- The Treasury Department said it will not grant Exxon Mobil a waiver to drill in areas of Russia currently under sanctions.
- The United States sanctioned Russia in 2014 after Moscow annexed Crimea.
- Exxon’s joint venture with Russia’s Rosneft accounts for a big part of its potential future output growth.
Published April 21, 2017
The Trump administration will not grant special permission to U.S. companies, including Exxon Mobil, to carry out oil and gas drilling in Russia while sanctions remain intact, according to a statement from Treasury Secretary Steve Mnuchin on Friday.
Shares of Exxon Mobil were marginally lower Friday.
Exxon tried to secure a waiver that would let it drill in parts of Russia currently blocked by U.S. sanctions, The Wall Street Journal reported this week. That ban was related to Moscow’s 2014 annexation of Crimea and support for separatists in eastern Ukraine.
The Treasury’s decision on Friday came as the Trump administration changed its tone on Russia.
After long praising Russia’s Vladimir Putin, U.S. President Donald Trump last week said U.S.-Russian relations are at an “all-time low.” The United States launched a missile strike on an air base in Syria, a close Russian ally.
Exxon and Russian oil giant Rosneft entered a joint venture in 2012 to develop offshore reserves in the Arctic Kara Sea and the Black Sea, as well as onshore assets in Siberia. Those deals, which represent a big part of Exxon’s potential future production growth, were halted by U.S. sanctions.

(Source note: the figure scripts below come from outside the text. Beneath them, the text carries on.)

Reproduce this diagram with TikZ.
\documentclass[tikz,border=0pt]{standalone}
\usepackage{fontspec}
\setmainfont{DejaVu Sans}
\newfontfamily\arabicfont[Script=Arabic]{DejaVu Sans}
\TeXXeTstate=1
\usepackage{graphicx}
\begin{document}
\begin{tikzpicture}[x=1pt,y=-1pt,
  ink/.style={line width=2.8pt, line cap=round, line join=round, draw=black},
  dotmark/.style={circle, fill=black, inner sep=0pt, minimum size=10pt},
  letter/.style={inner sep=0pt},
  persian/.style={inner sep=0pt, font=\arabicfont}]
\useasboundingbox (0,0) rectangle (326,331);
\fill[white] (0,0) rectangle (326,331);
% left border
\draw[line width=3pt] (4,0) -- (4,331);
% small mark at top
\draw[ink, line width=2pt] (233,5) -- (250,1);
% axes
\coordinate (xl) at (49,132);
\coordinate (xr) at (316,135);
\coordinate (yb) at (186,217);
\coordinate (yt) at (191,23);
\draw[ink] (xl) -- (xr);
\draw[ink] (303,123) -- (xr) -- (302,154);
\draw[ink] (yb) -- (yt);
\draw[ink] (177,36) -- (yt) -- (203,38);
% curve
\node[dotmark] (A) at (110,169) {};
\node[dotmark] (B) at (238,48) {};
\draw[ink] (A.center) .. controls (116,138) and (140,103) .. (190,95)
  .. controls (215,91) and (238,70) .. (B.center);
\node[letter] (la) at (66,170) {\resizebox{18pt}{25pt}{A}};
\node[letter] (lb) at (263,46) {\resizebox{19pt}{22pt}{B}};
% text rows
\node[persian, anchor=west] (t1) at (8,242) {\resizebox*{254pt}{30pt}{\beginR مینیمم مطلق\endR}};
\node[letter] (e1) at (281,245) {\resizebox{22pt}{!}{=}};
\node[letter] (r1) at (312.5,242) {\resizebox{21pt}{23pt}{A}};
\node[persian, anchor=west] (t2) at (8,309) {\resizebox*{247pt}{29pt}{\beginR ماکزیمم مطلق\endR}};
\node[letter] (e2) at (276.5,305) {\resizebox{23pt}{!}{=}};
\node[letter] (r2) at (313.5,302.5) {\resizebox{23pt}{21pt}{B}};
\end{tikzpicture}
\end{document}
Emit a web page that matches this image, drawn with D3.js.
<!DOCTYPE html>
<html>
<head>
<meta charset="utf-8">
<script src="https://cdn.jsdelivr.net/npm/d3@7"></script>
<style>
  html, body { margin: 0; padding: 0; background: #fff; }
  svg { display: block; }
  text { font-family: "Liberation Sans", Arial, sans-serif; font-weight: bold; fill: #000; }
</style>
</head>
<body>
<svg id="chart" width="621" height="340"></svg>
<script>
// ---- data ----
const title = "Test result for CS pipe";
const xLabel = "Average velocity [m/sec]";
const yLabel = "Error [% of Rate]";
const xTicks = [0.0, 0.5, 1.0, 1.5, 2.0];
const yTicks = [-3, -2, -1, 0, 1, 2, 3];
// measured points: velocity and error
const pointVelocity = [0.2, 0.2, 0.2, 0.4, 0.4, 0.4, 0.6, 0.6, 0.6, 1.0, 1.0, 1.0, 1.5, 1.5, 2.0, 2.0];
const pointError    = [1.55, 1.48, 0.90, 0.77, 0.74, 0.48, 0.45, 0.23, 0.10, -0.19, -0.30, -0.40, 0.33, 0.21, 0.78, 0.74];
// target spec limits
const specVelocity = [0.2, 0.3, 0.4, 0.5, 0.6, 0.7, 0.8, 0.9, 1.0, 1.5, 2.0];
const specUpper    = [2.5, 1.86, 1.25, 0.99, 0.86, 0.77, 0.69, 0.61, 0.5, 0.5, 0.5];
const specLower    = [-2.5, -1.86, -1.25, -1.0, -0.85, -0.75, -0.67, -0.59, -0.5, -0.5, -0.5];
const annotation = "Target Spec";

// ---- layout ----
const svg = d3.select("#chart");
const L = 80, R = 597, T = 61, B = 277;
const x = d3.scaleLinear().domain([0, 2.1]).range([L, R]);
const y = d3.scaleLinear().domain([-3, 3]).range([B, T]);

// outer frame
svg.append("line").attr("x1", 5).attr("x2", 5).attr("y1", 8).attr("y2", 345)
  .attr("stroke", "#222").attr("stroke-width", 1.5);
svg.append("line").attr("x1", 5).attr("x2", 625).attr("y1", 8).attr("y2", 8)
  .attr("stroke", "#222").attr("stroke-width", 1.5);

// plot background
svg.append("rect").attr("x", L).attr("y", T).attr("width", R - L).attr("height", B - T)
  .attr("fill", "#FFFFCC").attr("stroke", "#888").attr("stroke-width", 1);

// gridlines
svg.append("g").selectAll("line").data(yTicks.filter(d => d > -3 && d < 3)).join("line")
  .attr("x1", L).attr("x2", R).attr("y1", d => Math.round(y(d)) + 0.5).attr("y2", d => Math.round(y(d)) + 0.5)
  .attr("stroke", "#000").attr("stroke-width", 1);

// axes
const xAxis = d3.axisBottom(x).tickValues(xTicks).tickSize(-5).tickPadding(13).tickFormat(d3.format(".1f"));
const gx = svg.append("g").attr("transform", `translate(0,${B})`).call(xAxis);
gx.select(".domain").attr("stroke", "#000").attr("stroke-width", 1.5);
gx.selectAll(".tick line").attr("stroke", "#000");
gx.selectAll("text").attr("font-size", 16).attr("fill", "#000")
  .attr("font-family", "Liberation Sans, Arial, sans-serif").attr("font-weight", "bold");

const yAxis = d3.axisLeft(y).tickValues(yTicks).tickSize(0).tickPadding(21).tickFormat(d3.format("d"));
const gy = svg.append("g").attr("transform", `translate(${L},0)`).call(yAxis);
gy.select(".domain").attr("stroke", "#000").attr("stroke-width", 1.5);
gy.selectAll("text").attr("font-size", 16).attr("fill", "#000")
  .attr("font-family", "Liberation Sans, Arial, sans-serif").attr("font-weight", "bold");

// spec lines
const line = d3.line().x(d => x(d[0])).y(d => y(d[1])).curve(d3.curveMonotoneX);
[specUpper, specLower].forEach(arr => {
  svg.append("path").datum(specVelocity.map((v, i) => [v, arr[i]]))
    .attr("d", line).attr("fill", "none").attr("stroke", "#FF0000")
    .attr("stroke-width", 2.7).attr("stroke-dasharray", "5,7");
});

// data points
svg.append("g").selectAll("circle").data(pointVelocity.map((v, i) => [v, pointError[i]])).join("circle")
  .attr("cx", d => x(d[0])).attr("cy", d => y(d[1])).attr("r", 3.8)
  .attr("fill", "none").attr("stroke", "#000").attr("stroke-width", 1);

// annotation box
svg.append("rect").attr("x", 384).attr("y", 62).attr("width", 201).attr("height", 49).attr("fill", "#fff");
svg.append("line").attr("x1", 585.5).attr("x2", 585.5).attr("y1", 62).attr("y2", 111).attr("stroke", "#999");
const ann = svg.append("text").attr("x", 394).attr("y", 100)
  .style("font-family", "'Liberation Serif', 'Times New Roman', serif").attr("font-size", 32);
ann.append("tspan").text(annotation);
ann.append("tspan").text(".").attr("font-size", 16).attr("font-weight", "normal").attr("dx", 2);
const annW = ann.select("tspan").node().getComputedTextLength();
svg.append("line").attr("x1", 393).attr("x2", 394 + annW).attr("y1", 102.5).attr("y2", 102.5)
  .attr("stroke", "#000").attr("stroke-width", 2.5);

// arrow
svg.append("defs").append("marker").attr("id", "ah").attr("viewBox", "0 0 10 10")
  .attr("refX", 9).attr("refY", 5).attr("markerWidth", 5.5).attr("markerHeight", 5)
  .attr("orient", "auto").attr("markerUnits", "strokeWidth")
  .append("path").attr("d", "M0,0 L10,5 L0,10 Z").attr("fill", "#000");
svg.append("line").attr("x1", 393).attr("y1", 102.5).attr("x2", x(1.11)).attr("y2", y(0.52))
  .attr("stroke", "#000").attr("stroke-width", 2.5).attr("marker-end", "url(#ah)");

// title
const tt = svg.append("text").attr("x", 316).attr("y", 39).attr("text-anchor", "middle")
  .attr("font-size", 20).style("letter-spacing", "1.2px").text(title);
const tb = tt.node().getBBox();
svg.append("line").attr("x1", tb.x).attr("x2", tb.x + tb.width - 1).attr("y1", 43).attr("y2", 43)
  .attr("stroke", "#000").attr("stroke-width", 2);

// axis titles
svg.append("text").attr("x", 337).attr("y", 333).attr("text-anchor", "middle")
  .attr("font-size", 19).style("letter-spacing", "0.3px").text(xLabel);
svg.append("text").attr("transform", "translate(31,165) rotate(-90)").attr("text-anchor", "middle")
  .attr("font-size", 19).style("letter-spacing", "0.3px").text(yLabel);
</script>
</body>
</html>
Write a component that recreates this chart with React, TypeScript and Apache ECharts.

Exxon said in a filing after the sanctions were put in place that its “maximum before-tax exposure to loss from these joint ventures” totaled $1 billion through the end of 2015.
The U.S. energy giant is concerned that European competitors still operating in Russia will gain an advantage in the Black Sea, a source briefed on its waiver application told The Wall Street Journal this week. The company also faces a contractual deadline to make an oil discovery there by the end of the year, the paper reported.
Exxon said in a statement on Friday: “We understand the statement today by Secretary Mnuchin in consultation with President Trump. Our 2015 application for a license under the provisions outlined in the U.S. sanctions was made to enable our company to meet its contractual obligations under a joint venture agreement in Russia, where competitor companies are authorized to undertake such work under European sanctions.”
The news of Exxon’s effort to re-enter Russia drew swift criticism from both sides of the aisle.
Sen. John McCain, Republican chairman of the Senate Armed Services Committee, linked to the Journal story on Exxon’s waiver application in a tweet and asked, “Are they crazy?”
In a statement to CNBC on Friday, Sen. Marco Rubio said, “While a waiver to allow business with prohibited Russian entities may be in Exxon-Mobil’s interest, it would clearly not be in America’s national security interest.”
Sen. Ben Cardin, the ranking Democrat on the Senate Foreign Relations Committee, on Friday said the deals that Exxon sought “would put money in the pockets of Russian oligarchs and the Russian treasury, guaranteed to be used against America, our interests, and our allies.”